Finalement, je me souviens assez peu des Chambres Rouges, mais il me semble que la différence, c’est qu’il ne montre rien. On est obligé de composer avec ce qui hante les personnages et on est confronté à nos propres doutes et angoisses. Grave ne laisse pas le choix et ton idée d’une « transgression non consentie » me parle beaucoup !
J’ai depuis très très longtemps noté Grave dans ma liste. Pas encore eu l’occase et/ou le courage. Empathie, je veux voir aussi, ma psy m’en a parlé. Je ne connais pas les deux autres mais ils me tentent aussi (la liste devient vraiment très longue !!).
Je n’ai pas lu ce Murakami et après réflexion, je ne pense pas le connaître. Mon seul du Maurier, pour l’instant c’est Rebecca, mais malheureusement à la médiathèque, ils n’en ont pas d’autres…
Pour Ma cousine Rachel et si tu as une liseuse, je l’ai en epub que je peux t’envoyer (avec le mail qui attend ah ah)
J’ai une tablette ça fait l’affaire de temps en temps pour les ebooks, c’est un pavé ?
Mais en cas pourquoi pas, merci :-)
Aucun des films cités ne passeront par moi mais j’ai mis de côté Empathie pour plus tard ^^ (il me semble en avoir déjà entendu parler en plus). De même je ne suis pas certaine d’avoir envie de lire Ma cousine Rachel mais je me le suis noté.
Je déteste Béatrice Dalle (urticaire garantie). Mais comme ce n’est pas elle qui lit, ça va bien passer ^^’ (j’ai commencé, j’adore) (ravie d’avoir cliqué malgré sa présence).
Ma cousine Rachel est un roman purement psychologique, dans la lignée de Rebecca, je dirais : Rachel est un personnage qui ne se dessine qu’au travers du regard des autres, le narrateur, son oncle, et ceux qui rapportent les rumeurs. Il demeure une énigme et laisse entrevoir une histoire parallèle.

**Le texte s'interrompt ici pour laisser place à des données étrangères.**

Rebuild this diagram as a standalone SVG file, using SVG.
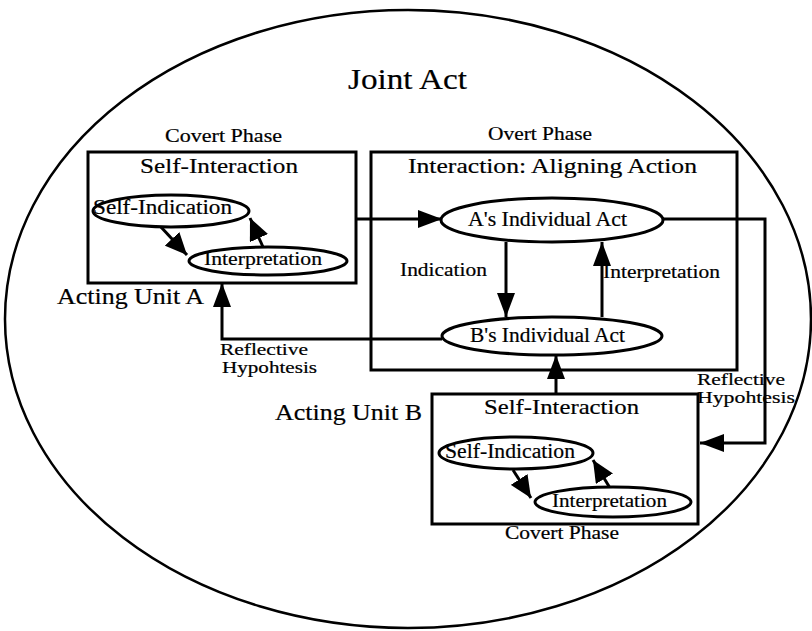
<svg xmlns="http://www.w3.org/2000/svg" width="812" height="631" viewBox="0 0 812 631">
<defs>
<marker id="ah" markerUnits="userSpaceOnUse" markerWidth="26" markerHeight="18" refX="24" refY="9" orient="auto">
<path d="M0,0 L24,9 L0,18 z" fill="#000"/>
</marker>
<marker id="ahs" markerUnits="userSpaceOnUse" markerWidth="24" markerHeight="20" refX="22" refY="10" orient="auto">
<path d="M0,0 L22,10 L0,20 z" fill="#000"/>
</marker>
</defs>
<style>
text{font-family:"Liberation Serif","Times New Roman",serif;fill:#000;stroke:#000;stroke-width:0.2}
.box{fill:none;stroke:#000;stroke-width:3}
.ell{fill:#fff;stroke:#000;stroke-width:3}
.con{fill:none;stroke:#000;stroke-width:3;marker-end:url(#ah)}
.cons{fill:none;stroke:#000;stroke-width:3;marker-end:url(#ahs)}
</style>
<rect width="812" height="631" fill="#fff"/>
<g id="joint-act">
<ellipse cx="408" cy="319" rx="403" ry="309" fill="none" stroke="#000" stroke-width="2.5"/>
<text x="348" y="89" font-size="30" textLength="119" lengthAdjust="spacingAndGlyphs">Joint Act</text>
</g>
<g id="connectors">
<line class="con" x1="357" y1="219" x2="442" y2="219"/>
<line class="con" x1="506" y1="242" x2="506" y2="317"/>
<line class="con" x1="602" y1="317" x2="602" y2="242"/>
<polyline class="con" points="442,339 222,339 222,283"/>
<polyline class="con" points="663,219 765,219 765,443 700,443"/>
<line class="con" x1="556" y1="394" x2="556" y2="355"/>
<line class="cons" x1="160" y1="226" x2="187" y2="255"/>
<line class="cons" x1="263" y1="247" x2="250" y2="218"/>
<line class="cons" x1="513" y1="470" x2="531" y2="498"/>
<line class="cons" x1="610" y1="488" x2="593" y2="460"/>
</g>
<g id="unit-a">
<text x="165" y="142" font-size="18" textLength="117" lengthAdjust="spacingAndGlyphs">Covert Phase</text>
<rect class="box" x="88" y="152" width="268" height="131"/>
<text x="140" y="173" font-size="22" textLength="158" lengthAdjust="spacingAndGlyphs">Self-Interaction</text>
<text x="57" y="304" font-size="23" textLength="147" lengthAdjust="spacingAndGlyphs">Acting Unit A</text>
</g>
<g id="a-self-indication">
<ellipse class="ell" cx="171" cy="211" rx="78" ry="16"/>
<text x="93" y="214" font-size="20" textLength="139" lengthAdjust="spacingAndGlyphs">Self-Indication</text>
</g>
<g id="a-interpretation">
<ellipse class="ell" cx="268" cy="261" rx="79" ry="14"/>
<text x="204" y="265" font-size="19" textLength="118" lengthAdjust="spacingAndGlyphs">Interpretation</text>
</g>
<g id="interaction">
<text x="488" y="140" font-size="18" textLength="104" lengthAdjust="spacingAndGlyphs">Overt Phase</text>
<rect class="box" x="371" y="152" width="366" height="218"/>
<text x="408" y="173" font-size="22" textLength="289" lengthAdjust="spacingAndGlyphs">Interaction: Aligning Action</text>
<text x="400" y="276" font-size="18" textLength="87" lengthAdjust="spacingAndGlyphs">Indication</text>
<text x="603" y="278" font-size="18" textLength="117" lengthAdjust="spacingAndGlyphs">Interpretation</text>
</g>
<g id="a-individual-act">
<ellipse class="ell" cx="552" cy="220" rx="111" ry="22"/>
<text x="468" y="226" font-size="20" textLength="159" lengthAdjust="spacingAndGlyphs">A's Individual Act</text>
</g>
<g id="b-individual-act">
<ellipse class="ell" cx="552" cy="336" rx="110" ry="19"/>
<text x="470" y="342" font-size="20" textLength="155" lengthAdjust="spacingAndGlyphs">B's Individual Act</text>
</g>
<g id="labels">
<text x="220" y="355" font-size="16" textLength="88" lengthAdjust="spacingAndGlyphs">Reflective</text>
<text x="222" y="373" font-size="16" textLength="95" lengthAdjust="spacingAndGlyphs">Hypohtesis</text>
<text x="697" y="385" font-size="16" textLength="88" lengthAdjust="spacingAndGlyphs">Reflective</text>
<text x="697" y="403" font-size="16" textLength="98" lengthAdjust="spacingAndGlyphs">Hypohtesis</text>
</g>
<g id="unit-b">
<rect class="box" x="432" y="394" width="266" height="130"/>
<text x="484" y="414" font-size="22" textLength="155" lengthAdjust="spacingAndGlyphs">Self-Interaction</text>
<text x="275" y="420" font-size="23" textLength="147" lengthAdjust="spacingAndGlyphs">Acting Unit B</text>
<text x="505" y="539" font-size="18" textLength="114" lengthAdjust="spacingAndGlyphs">Covert Phase</text>
</g>
<g id="b-self-indication">
<ellipse class="ell" cx="516" cy="453" rx="77" ry="16"/>
<text x="445" y="458" font-size="20" textLength="130" lengthAdjust="spacingAndGlyphs">Self-Indication</text>
</g>
<g id="b-interpretation">
<ellipse class="ell" cx="613" cy="502" rx="78" ry="15"/>
<text x="552" y="507" font-size="19" textLength="115" lengthAdjust="spacingAndGlyphs">Interpretation</text>
</g>
</svg>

Béatrice Dalle me fascine et me terrifie. Je l’ai peu vue au cinéma, et mon dernier souvenir d’elle était dans cet épouvantable film de Claire Denis, Trouble Every Day (un autre film de cannibalisme, décidément !) Autant te dire que j’ai pas forcément envie de la revoir :D Mais ses choix poétiques me parlent fort.